◆ The problem
Your task is to write out only the lines running from the line with "Clone this chart in seaborn and matplotlib." to the line with "saturation=1, ax=ax, legend=True)", both ends kept, with no images.

** Begin Entries supplied **

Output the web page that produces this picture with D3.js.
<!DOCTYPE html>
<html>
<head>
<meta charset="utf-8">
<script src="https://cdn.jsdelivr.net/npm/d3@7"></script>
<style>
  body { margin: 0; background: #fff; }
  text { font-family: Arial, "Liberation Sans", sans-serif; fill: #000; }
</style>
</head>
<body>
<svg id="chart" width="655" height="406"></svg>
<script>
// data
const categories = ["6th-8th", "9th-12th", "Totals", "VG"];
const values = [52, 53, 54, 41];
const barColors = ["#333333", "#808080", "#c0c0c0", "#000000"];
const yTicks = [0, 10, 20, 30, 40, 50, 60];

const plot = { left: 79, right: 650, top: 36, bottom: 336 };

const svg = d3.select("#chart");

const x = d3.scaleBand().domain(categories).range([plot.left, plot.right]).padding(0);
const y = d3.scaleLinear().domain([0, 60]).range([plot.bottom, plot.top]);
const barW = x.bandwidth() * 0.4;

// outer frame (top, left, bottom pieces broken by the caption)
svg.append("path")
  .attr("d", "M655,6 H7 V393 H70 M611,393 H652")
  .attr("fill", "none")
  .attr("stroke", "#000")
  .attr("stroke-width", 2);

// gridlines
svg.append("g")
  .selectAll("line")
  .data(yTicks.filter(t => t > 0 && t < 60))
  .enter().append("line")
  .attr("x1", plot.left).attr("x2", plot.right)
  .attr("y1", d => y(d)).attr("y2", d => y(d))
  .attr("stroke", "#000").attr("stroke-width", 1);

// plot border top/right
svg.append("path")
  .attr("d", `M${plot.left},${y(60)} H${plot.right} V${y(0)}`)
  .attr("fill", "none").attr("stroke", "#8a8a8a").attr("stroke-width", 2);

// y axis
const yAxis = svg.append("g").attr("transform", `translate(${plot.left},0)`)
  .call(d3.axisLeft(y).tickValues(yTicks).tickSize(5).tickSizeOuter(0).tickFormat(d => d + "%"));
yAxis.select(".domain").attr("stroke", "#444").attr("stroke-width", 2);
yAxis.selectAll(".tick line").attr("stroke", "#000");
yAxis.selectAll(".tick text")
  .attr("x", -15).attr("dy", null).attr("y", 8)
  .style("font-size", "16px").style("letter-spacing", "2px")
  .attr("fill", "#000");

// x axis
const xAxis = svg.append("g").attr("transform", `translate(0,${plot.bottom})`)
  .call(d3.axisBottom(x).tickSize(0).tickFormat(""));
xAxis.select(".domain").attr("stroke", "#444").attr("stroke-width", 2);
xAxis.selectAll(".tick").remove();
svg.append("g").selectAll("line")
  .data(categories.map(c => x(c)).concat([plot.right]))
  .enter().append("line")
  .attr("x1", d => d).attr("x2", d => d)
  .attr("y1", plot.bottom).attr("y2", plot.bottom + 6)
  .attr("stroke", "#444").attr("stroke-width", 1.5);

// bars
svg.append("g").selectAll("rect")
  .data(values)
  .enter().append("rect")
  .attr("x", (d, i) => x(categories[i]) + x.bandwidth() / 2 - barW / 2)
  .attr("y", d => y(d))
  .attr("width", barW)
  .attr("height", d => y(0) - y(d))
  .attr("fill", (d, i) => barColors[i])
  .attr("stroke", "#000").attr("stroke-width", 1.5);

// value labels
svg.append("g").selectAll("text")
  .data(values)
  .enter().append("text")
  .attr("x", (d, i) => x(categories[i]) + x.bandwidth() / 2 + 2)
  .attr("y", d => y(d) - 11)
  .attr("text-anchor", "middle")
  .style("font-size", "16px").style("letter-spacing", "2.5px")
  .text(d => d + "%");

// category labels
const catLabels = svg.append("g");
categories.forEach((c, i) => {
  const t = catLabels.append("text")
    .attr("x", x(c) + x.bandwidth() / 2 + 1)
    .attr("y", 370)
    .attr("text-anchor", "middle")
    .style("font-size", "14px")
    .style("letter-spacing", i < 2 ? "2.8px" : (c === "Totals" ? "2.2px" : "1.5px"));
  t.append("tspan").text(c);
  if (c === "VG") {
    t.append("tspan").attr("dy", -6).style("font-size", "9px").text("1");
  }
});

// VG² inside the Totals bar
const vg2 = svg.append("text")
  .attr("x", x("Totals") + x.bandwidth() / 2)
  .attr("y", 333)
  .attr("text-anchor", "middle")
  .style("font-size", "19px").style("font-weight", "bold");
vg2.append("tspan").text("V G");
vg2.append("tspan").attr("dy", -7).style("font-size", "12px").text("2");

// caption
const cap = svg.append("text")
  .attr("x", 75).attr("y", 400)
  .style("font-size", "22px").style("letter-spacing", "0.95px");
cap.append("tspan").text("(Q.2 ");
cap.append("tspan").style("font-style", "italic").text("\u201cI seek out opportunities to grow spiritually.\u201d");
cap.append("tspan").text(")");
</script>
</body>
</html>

** End Entries supplied **
** Begin Entries supplied **

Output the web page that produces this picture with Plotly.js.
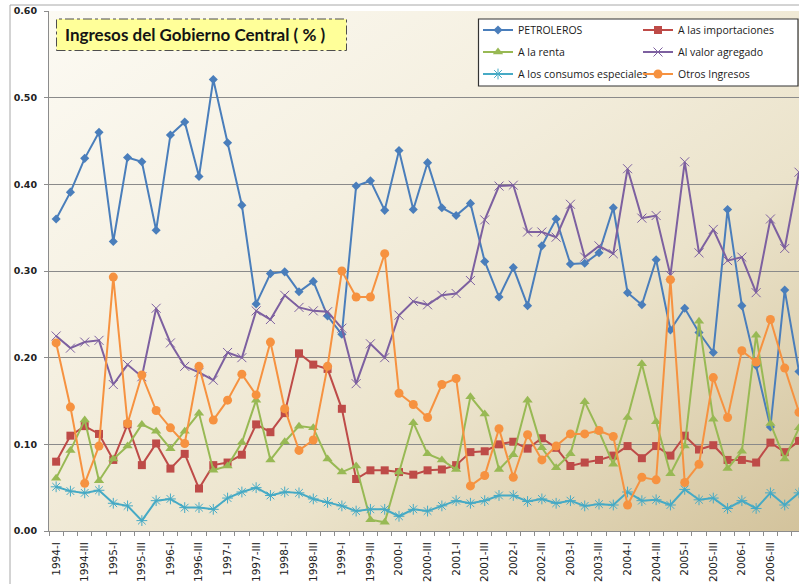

** End Entries supplied **
** Begin Entries supplied **

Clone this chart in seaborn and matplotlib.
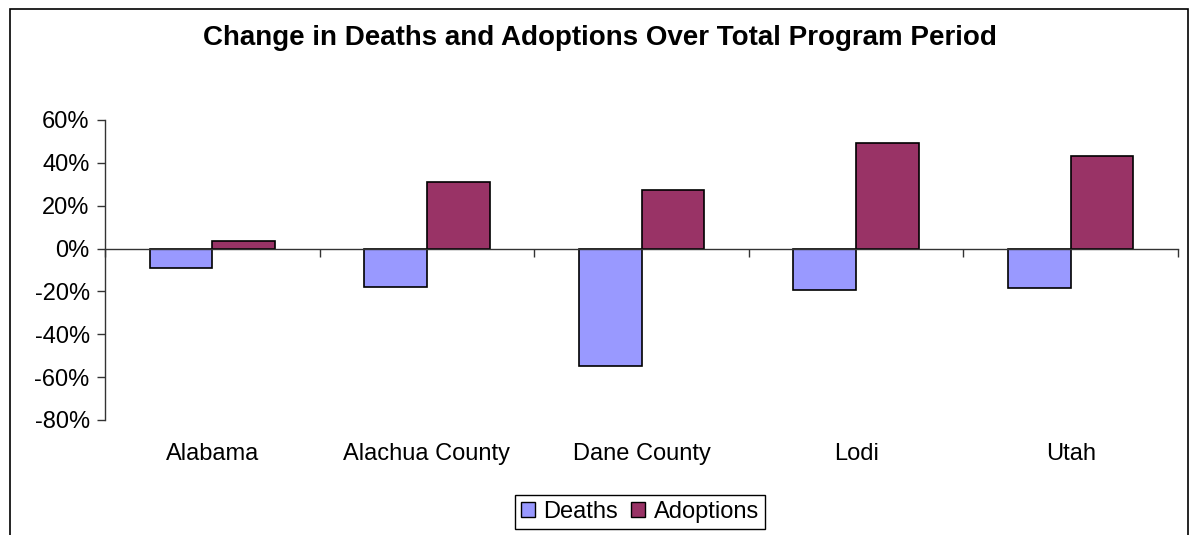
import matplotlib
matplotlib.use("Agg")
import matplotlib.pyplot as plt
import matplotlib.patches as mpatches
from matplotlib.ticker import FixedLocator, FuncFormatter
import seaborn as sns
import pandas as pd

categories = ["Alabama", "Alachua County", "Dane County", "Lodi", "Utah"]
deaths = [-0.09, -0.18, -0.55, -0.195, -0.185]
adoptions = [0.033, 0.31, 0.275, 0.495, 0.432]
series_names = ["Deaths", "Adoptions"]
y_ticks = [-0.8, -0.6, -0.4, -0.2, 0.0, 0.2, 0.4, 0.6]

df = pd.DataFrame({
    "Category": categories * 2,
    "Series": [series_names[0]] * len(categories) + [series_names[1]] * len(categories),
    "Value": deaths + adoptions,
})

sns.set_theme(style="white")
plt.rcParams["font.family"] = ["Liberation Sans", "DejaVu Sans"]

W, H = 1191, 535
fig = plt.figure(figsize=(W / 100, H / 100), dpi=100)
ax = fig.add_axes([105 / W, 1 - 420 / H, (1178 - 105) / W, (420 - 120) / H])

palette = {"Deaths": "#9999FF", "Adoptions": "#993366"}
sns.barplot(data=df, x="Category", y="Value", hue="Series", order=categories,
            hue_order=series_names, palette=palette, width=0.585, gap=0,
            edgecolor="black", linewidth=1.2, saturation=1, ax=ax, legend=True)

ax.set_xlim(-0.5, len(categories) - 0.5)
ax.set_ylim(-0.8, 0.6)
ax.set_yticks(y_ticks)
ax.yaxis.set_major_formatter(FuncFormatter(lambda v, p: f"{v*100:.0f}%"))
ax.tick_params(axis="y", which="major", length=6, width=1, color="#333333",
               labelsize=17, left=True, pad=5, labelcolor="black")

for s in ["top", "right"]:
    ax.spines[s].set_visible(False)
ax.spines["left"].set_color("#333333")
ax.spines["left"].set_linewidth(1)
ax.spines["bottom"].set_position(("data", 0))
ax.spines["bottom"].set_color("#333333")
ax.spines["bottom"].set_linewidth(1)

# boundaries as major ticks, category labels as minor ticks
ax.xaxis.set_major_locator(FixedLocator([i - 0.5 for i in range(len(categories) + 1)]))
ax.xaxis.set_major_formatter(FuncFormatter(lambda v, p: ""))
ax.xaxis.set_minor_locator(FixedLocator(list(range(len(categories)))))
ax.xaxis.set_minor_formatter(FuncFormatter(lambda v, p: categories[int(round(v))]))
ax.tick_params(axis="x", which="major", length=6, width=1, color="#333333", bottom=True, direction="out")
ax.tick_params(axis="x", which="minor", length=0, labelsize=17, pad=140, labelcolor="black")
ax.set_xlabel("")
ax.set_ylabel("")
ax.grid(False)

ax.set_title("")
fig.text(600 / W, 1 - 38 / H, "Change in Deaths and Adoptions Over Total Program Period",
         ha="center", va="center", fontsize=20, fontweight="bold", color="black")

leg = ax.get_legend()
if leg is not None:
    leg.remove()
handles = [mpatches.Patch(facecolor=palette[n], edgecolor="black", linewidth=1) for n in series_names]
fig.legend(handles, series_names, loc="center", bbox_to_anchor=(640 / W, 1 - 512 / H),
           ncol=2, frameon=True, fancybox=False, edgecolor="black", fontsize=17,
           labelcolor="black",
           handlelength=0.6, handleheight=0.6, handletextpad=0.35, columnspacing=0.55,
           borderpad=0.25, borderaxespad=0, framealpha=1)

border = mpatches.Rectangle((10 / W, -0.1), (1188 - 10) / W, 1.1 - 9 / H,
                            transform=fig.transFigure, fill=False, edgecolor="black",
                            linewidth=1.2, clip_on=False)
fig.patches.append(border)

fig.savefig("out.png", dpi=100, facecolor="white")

** End Entries supplied **

◆ Worked answer
Clone this chart in seaborn and matplotlib.
import matplotlib
matplotlib.use("Agg")
import matplotlib.pyplot as plt
import matplotlib.patches as mpatches
from matplotlib.ticker import FixedLocator, FuncFormatter
import seaborn as sns
import pandas as pd

categories = ["Alabama", "Alachua County", "Dane County", "Lodi", "Utah"]
deaths = [-0.09, -0.18, -0.55, -0.195, -0.185]
adoptions = [0.033, 0.31, 0.275, 0.495, 0.432]
series_names = ["Deaths", "Adoptions"]
y_ticks = [-0.8, -0.6, -0.4, -0.2, 0.0, 0.2, 0.4, 0.6]

df = pd.DataFrame({
    "Category": categories * 2,
    "Series": [series_names[0]] * len(categories) + [series_names[1]] * len(categories),
    "Value": deaths + adoptions,
})

sns.set_theme(style="white")
plt.rcParams["font.family"] = ["Liberation Sans", "DejaVu Sans"]

W, H = 1191, 535
fig = plt.figure(figsize=(W / 100, H / 100), dpi=100)
ax = fig.add_axes([105 / W, 1 - 420 / H, (1178 - 105) / W, (420 - 120) / H])

palette = {"Deaths": "#9999FF", "Adoptions": "#993366"}
sns.barplot(data=df, x="Category", y="Value", hue="Series", order=categories,
            hue_order=series_names, palette=palette, width=0.585, gap=0,
            edgecolor="black", linewidth=1.2, saturation=1, ax=ax, legend=True)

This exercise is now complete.